Alors que les missions se font peu nombreuses en raison de différents facteurs (niveau bas du fleuve, hélicoptère en panne, faible effectif des FAG (forces armées en Guyane) en raison de la période des fêtes de fin d’année), j’ai l’opportunité de réaliser une mission forêt durant plusieurs jours. Initialement prévue en hélicoptère après une dépose sur site, la panne de celui-ci nous amène à progresser par le fleuve de l’Oyapok puis à marcher 2 jours. Avec un camarade, nous accompagnons des légionnaires à l’effectif d’un peloton.
Notre mission en tant que directeur d'enquête est d'accompagner les légionnaires dans la détection des infractions liées à l'exploitation illégale de l'or, l'arrestation des garimpeiros, et la saisie de leurs biens. Nous identifions également les petits chemins et les sites actifs ou inactifs, en enregistrant leur emplacement à l'aide d'un GPS. Grâce à une marche éprouvante et rapide, nous atteignons la zone d'habitation sans être décelés par l'adversaire. Divisés en deux groupes, nous progressons et lançons un assaut pour arrêter un maximum d'orpailleurs. La présence de chiens et d’armes rend la manœuvre risquée. Nous parvenons à stopper la fuite de plusieurs individus. La tenue et les bijoux que porte l’un d’entre eux nous intriguent. Il s'agit sans doute du patron du site qui n'a pas réussi à s'enfuir. Non loin de là, nous prenons le contrôle d'un site d'extraction d'or en activité où les moteurs utilisés pour l'extraction de la boue sont encore chauds. Un sentiment de satisfaction naît, ainsi que l'impression d'être observés. Les garimpeiros se cachent à proximité, mais il est difficile de distinguer une forme quelconque dans cette densité de vert. Le chant de l’oiseau sentinelle, typique de la Guyane vient compléter le bruit du vent qui précède bien souvent l’arrivée de la pluie. Nous restons vigilants et à l'aide de pots thermiques, nous détruisons les moteurs (d'une valeur de plusieurs milliers d'euros) et les tables de lévitation utilisées pour l'extraction de l'or. Nous observons la présence de mercure dans l'eau et la dévastation de l'environnement. Les arbres et la végétation sont détruits pour quelques grammes ou kilos d'or, et un sentiment d'impuissance nous envahit. Cette mission Harpie est-elle un effort vain ?

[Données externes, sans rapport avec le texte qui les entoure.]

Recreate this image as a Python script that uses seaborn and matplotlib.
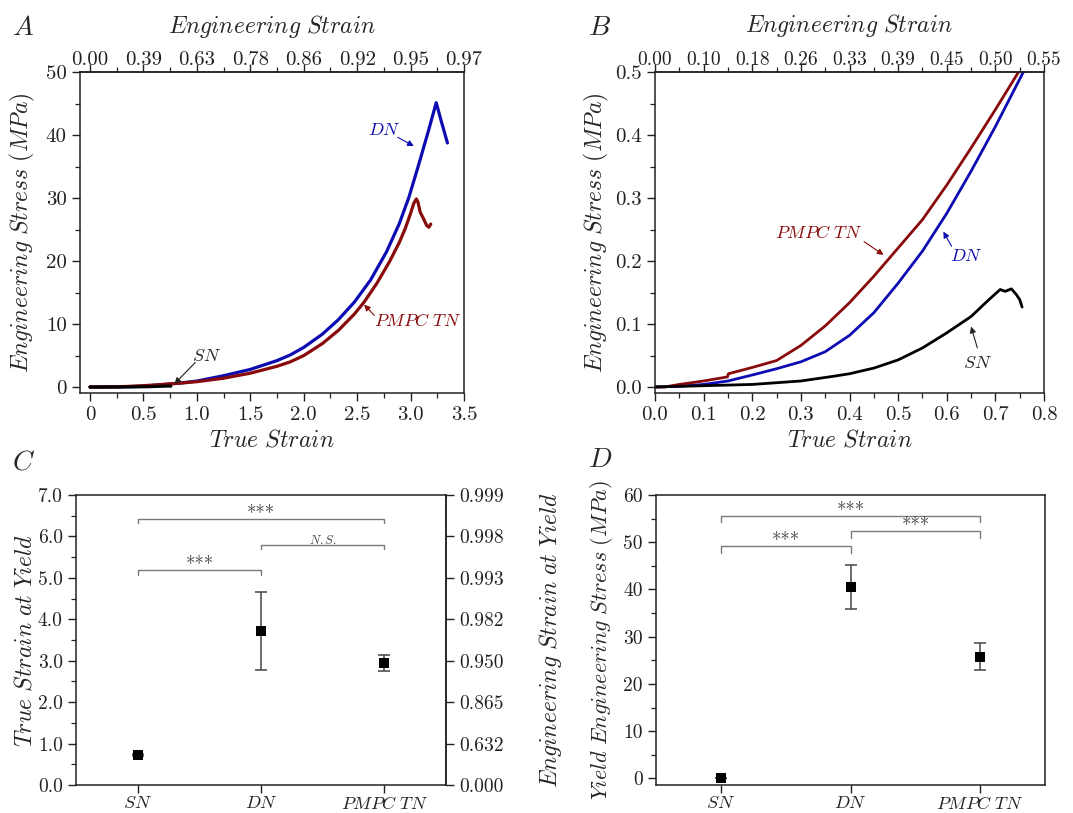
import numpy as np
import pandas as pd
import matplotlib
matplotlib.use("Agg")
import matplotlib.pyplot as plt
import seaborn as sns
from matplotlib.ticker import MultipleLocator, FuncFormatter

# ---------------- data ----------------
sn_strain = [0.0, 0.1, 0.2, 0.3, 0.367, 0.4, 0.45, 0.5, 0.55, 0.6, 0.65, 0.687,
             0.71, 0.72, 0.733, 0.743, 0.75, 0.755]
sn_stress = [0.0, 0.002, 0.004, 0.0095, 0.017, 0.021, 0.030, 0.043, 0.062, 0.086,
             0.112, 0.139, 0.155, 0.152, 0.156, 0.147, 0.139, 0.127]

dn_strain = [0.0, 0.05, 0.1, 0.15, 0.2, 0.25, 0.3, 0.35, 0.4, 0.45, 0.5, 0.55, 0.6,
             0.65, 0.7, 0.757, 0.85, 1.0, 1.25, 1.5, 1.75, 1.874, 2.0, 2.174,
             2.324, 2.474, 2.625, 2.775, 2.895, 2.985, 3.075, 3.165, 3.24, 3.285,
             3.345]
dn_stress = [0.0, 0.001, 0.004, 0.0095, 0.019, 0.029, 0.040, 0.056, 0.082, 0.118,
             0.165, 0.216, 0.276, 0.343, 0.414, 0.5, 0.65, 0.95, 1.8, 2.8, 4.2,
             5.1, 6.3, 8.4, 10.7, 13.5, 17.0, 21.5, 26.0, 30.2, 35.3, 40.6, 45.2,
             42.4, 38.8]

pmpc_strain = [0.0, 0.02, 0.05, 0.1, 0.149, 0.151, 0.2, 0.25, 0.3, 0.35, 0.4, 0.45,
               0.5, 0.55, 0.6, 0.65, 0.7, 0.747, 0.85, 1.0, 1.25, 1.5, 1.75, 1.874,
               2.0, 2.174, 2.324, 2.474, 2.565, 2.685, 2.805, 2.895, 2.95, 3.0,
               3.03, 3.054, 3.069, 3.09, 3.12, 3.15, 3.171, 3.189]
pmpc_stress = [0.0, 0.0, 0.004, 0.0095, 0.016, 0.021, 0.031, 0.042, 0.066, 0.097,
               0.134, 0.176, 0.221, 0.266, 0.321, 0.380, 0.441, 0.5, 0.62, 0.85,
               1.4, 2.2, 3.3, 4.0, 5.0, 6.9, 9.0, 11.6, 13.5, 16.5, 20.0, 23.0,
               25.2, 27.6, 29.2, 29.9, 29.4, 27.8, 26.8, 25.7, 25.4, 25.9]

categories = ["SN", "DN", "PMPC TN"]
yield_strain = [0.72, 3.72, 2.95]
yield_strain_err = [0.03, 0.95, 0.19]
yield_stress = [0.1, 40.5, 25.8]
yield_stress_err = [0.05, 4.65, 2.9]

# significance brackets: (i, j, height, label)
brackets_c = [(0, 2, 6.42, "***"), (1, 2, 5.80, "N.S."), (0, 1, 5.18, "***")]
brackets_d = [(0, 2, 55.6, "***"), (1, 2, 52.3, "***"), (0, 1, 49.2, "***")]

# ---------------- style ----------------
sns.set_style("ticks")
plt.rcParams.update({
    "font.family": "serif",
    "font.serif": ["cmr10", "DejaVu Serif"],
    "mathtext.fontset": "cm",
    "axes.formatter.use_mathtext": True,
    "axes.linewidth": 1.1,
    "axes.edgecolor": "#222222",
    "xtick.color": "#222222",
    "ytick.color": "#222222",
    "xtick.direction": "out",
    "ytick.direction": "out",
    "xtick.major.size": 6,
    "ytick.major.size": 6,
    "xtick.minor.size": 3.5,
    "ytick.minor.size": 3.5,
    "xtick.major.width": 1.0,
    "ytick.major.width": 1.0,
    "xtick.minor.width": 0.9,
    "ytick.minor.width": 0.9,
})

BLUE = "#0c0cb2"
RED = "#880a0a"
BLACK = "#000000"


def it(s):
    return r"$\mathit{" + s.replace(" ", r"\ ") + "}$"


fig = plt.figure(figsize=(10.73, 8.13), dpi=100)
W, H = 1073.0, 813.0


def add_ax(l, t, r, b):
    return fig.add_axes([l / W, 1 - b / H, (r - l) / W, (b - t) / H])


axA = add_ax(80, 72.5, 464, 393)
axB = add_ax(655, 72.5, 1044, 393)
axC = add_ax(76, 495, 446, 785)
axD = add_ax(656, 495, 1045, 785)

LBL = 17
TCK = 15

# ---------------- panel A ----------------
for xs, ys, c in [(dn_strain, dn_stress, BLUE), (pmpc_strain, pmpc_stress, RED),
                  (sn_strain, sn_stress, BLACK)]:
    sns.lineplot(x=xs, y=ys, ax=axA, color=c, lw=2.3, sort=False, estimator=None)
axA.set_xlim(-0.094, 3.5)
axA.set_ylim(-0.95, 50)
axA.xaxis.set_major_locator(MultipleLocator(0.5))
axA.xaxis.set_minor_locator(MultipleLocator(0.25))
axA.yaxis.set_major_locator(MultipleLocator(10))
axA.yaxis.set_minor_locator(MultipleLocator(5))
axA.xaxis.set_major_formatter(FuncFormatter(lambda v, p: "0" if abs(v) < 1e-9 else f"{v:.1f}"))
axA.yaxis.set_major_formatter(FuncFormatter(lambda v, p: f"{v:.0f}"))
axA.tick_params(labelsize=TCK, which="both", top=False, right=False)
axA.set_xlabel(it("True Strain"), fontsize=LBL, labelpad=4)
axA.set_ylabel(it("Engineering Stress (MPa)"), fontsize=LBL, labelpad=6)
secA = axA.secondary_xaxis("top")
secA.xaxis.set_major_locator(MultipleLocator(0.5))
secA.xaxis.set_minor_locator(MultipleLocator(0.25))
secA.xaxis.set_major_formatter(FuncFormatter(lambda v, p: f"{1 - np.exp(-v):.2f}"))
secA.tick_params(labelsize=TCK, which="both", direction="out")
secA.tick_params(which="major", pad=-3.5)
secA.set_xlabel(it("Engineering Strain"), fontsize=LBL, labelpad=13)

arrow_kw = dict(arrowstyle="-|>", lw=0.8, mutation_scale=9, shrinkA=0, shrinkB=0)
axA.text(2.76, 40.9, it("DN"), color=BLUE, fontsize=13, ha="center", va="center")
axA.annotate("", xy=(3.03, 38.3), xytext=(2.88, 39.7),
             arrowprops=dict(color=BLUE, **arrow_kw))
axA.text(3.07, 10.5, it("PMPC TN"), color=RED, fontsize=13, ha="center", va="center")
axA.annotate("", xy=(2.565, 13.1), xytext=(2.66, 11.4),
             arrowprops=dict(color=RED, **arrow_kw))
axA.text(1.09, 5.0, it("SN"), color="#222222", fontsize=13, ha="center", va="center")
axA.annotate("", xy=(0.79, 0.5), xytext=(0.985, 3.9),
             arrowprops=dict(color="#222222", **arrow_kw))

# ---------------- panel B ----------------
for xs, ys, c in [(dn_strain, dn_stress, BLUE), (pmpc_strain, pmpc_stress, RED),
                  (sn_strain, sn_stress, BLACK)]:
    sns.lineplot(x=xs, y=ys, ax=axB, color=c, lw=2.0, sort=False, estimator=None)
axB.set_xlim(0, 0.8)
axB.set_ylim(-0.0096, 0.5)
axB.xaxis.set_major_locator(MultipleLocator(0.1))
axB.xaxis.set_minor_locator(MultipleLocator(0.05))
axB.yaxis.set_major_locator(MultipleLocator(0.1))
axB.yaxis.set_minor_locator(MultipleLocator(0.05))
axB.xaxis.set_major_formatter(FuncFormatter(lambda v, p: f"{v:.1f}"))
axB.yaxis.set_major_formatter(FuncFormatter(lambda v, p: f"{v:.1f}"))
axB.tick_params(labelsize=TCK, which="both", top=False, right=False)
axB.set_xlabel(it("True Strain"), fontsize=LBL, labelpad=4)
axB.set_ylabel(it("Engineering Stress (MPa)"), fontsize=LBL, labelpad=3)
secB = axB.secondary_xaxis("top")
secB.xaxis.set_major_locator(MultipleLocator(0.1))
secB.xaxis.set_minor_locator(MultipleLocator(0.05))
secB.xaxis.set_major_formatter(FuncFormatter(lambda v, p: f"{1 - np.exp(-v):.2f}"))
secB.tick_params(labelsize=14, which="both", direction="out")
secB.tick_params(which="major", pad=-3.2)
secB.set_xlabel(it("Engineering Strain"), fontsize=LBL, labelpad=13.5)

axB.text(0.337, 0.245, it("PMPC TN"), color=RED, fontsize=13, ha="center", va="center")
axB.annotate("", xy=(0.47, 0.210), xytext=(0.43, 0.231),
             arrowprops=dict(color=RED, **arrow_kw))
axB.text(0.64, 0.208, it("DN"), color=BLUE, fontsize=13, ha="center", va="center")
axB.annotate("", xy=(0.593, 0.247), xytext=(0.61, 0.2235),
             arrowprops=dict(color=BLUE, **arrow_kw))
axB.text(0.663, 0.038, it("SN"), color="#222222", fontsize=13, ha="center", va="center")
axB.annotate("", xy=(0.65, 0.096), xytext=(0.663, 0.062),
             arrowprops=dict(color="#222222", **arrow_kw))


# ---------------- panels C and D ----------------
def bracket(ax, i, j, h, drop, label):
    ax.plot([i, i, j, j], [h - drop, h, h, h - drop], color="#7a7a7a", lw=1.0)
    if label == "N.S.":
        ax.annotate(it(label), xy=((i + j) / 2, h), xytext=(0, -1.5),
                    textcoords="offset points", ha="center", va="bottom",
                    fontsize=9, color="#444444")
    else:
        ax.annotate(label, xy=((i + j) / 2, h), xytext=(0, -3.5),
                    textcoords="offset points", ha="center", va="bottom",
                    fontsize=13.5, color="#444444")


def point_panel(ax, vals, errs):
    ax.errorbar(x=list(range(len(categories))), y=vals, yerr=errs, fmt="none",
                ecolor="#444444", elinewidth=1.1, capsize=4, capthick=1.1, zorder=2)
    df = pd.DataFrame({"group": categories, "value": vals})
    sns.stripplot(data=df, x="group", y="value", order=categories, jitter=False,
                  marker="s", size=6.5, color="black", ax=ax, zorder=3)
    ax.set_xlim(-0.5, 2.5)
    ax.set_xticks(range(len(categories)))
    ax.set_xticklabels([it(c) for c in categories], fontsize=13)
    ax.tick_params(axis="x", pad=1)
    ax.set_xlabel("")


point_panel(axC, yield_strain, yield_strain_err)
axC.set_ylim(0, 7)
axC.yaxis.set_major_locator(MultipleLocator(1))
axC.yaxis.set_minor_locator(MultipleLocator(0.5))
axC.yaxis.set_major_formatter(FuncFormatter(lambda v, p: f"{v:.1f}"))
axC.tick_params(axis="y", labelsize=14, which="both", right=False)
axC.tick_params(axis="x", which="minor", bottom=False)
axC.set_ylabel(it("True Strain at Yield"), fontsize=LBL, labelpad=1)
secC = axC.secondary_yaxis("right")
secC.yaxis.set_major_locator(MultipleLocator(1))
secC.yaxis.set_major_formatter(FuncFormatter(lambda v, p: f"{1 - np.exp(-v):.3f}"))
secC.tick_params(labelsize=14, direction="out")
secC.set_ylabel(it("Engineering Strain at Yield"), fontsize=LBL, labelpad=24)
for i, j, h, lab in brackets_c:
    bracket(axC, i, j, h, 0.1, lab)

point_panel(axD, yield_stress, yield_stress_err)
axD.set_ylim(-1.4, 60)
axD.yaxis.set_major_locator(MultipleLocator(10))
axD.yaxis.set_minor_locator(MultipleLocator(5))
axD.yaxis.set_major_formatter(FuncFormatter(lambda v, p: f"{v:.0f}"))
axD.tick_params(axis="y", labelsize=14, which="both", right=False)
axD.set_ylabel(it("Yield Engineering Stress (MPa)"), fontsize=16, labelpad=6)
for i, j, h, lab in brackets_d:
    bracket(axD, i, j, h, 1.4, lab)

for ax in (axA, axB, axC, axD):
    for s in ax.spines.values():
        s.set_visible(True)

# panel letters
for lab, x, y in [("A", 12, 28), ("B", 588, 28), ("C", 12, 462), ("D", 588, 460)]:
    fig.text(x / W, 1 - y / H, it(lab), fontsize=20, ha="left", va="center")

fig.savefig("out.png", dpi=100)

Après avoir infiltré le camp des garimpeiros, nous passons la nuit au camp de vie. Auparavant, nous informions le CORG de nos actions par téléphone satellite. La présence d'un probable chef de site, de deux femmes (prostituées et cuisinières) et de quelques garimpeiros confirme que la zone est bien active. Alors que nous dormons, nous sommes brusquement réveillés en pleine nuit par la chute d'un arbre à quelques mètres de notre bivouac ! Le lendemain matin, nous repartons dans la direction opposée. Nous constatons que les moteurs que nous avons détruits la veille ont été récupérés par les garimpeiros pendant la nuit avec l'intention de les réparer. Nous ramenons avec nous le matériel confisqué (une BLU, une trentaine de grammes d'or, des fusils de chasse, et divers autres objets) ainsi que les garimpeiros, après leur avoir signifié une OQTF (obligation de quitter les territoires français). Je comprends leur présence dans la forêt. L'argent gagné grâce à l'exploitation illégale est ramené au Brésil pour subvenir aux besoins de leur famille. A part quelques bandits et patrons de chantier, la pauvreté résume leur quotidien. Notre compassion nous pousse à leur donner les quelques rations qui nous restent avant de les inviter à retourner au Brésil. Leur poignée de main et leur gratitude pour notre geste nous rappellent le sens de notre métier qui n’est pas si simple.
Un retour en métropole après 110 jours de déplacement.
Ce séjour dans la forêt guyanaise m'a marqué pour plusieurs raisons. Malgré une bonne condition physique, les conditions climatiques difficiles et l'austérité de la forêt peuvent vite devenir éprouvantes. L'humilité est un élément crucial, car la forêt t'apprend à te connaître et à affronter la difficulté en repoussant tes limites. La réalité de la déforestation et les conséquences de l'exploitation illégale de l'or ne sont que trop réelles. Faire et vivre la mission Harpie m'a sensibilisé directement aux questions environnementales. L'exploitation minière illégale entraîne également d'autres formes de délinquance et de problèmes tels que le vol, l'immigration clandestine, la violence et la pauvreté. Ce qui se passe à des milliers de kilomètres de la métropole est très inquiétant, et malgré la frustration, le sentiment d'avoir participé et lutté contre ce fléau prédomine. J'attends avec impatience la prochaine aventure outre-mer.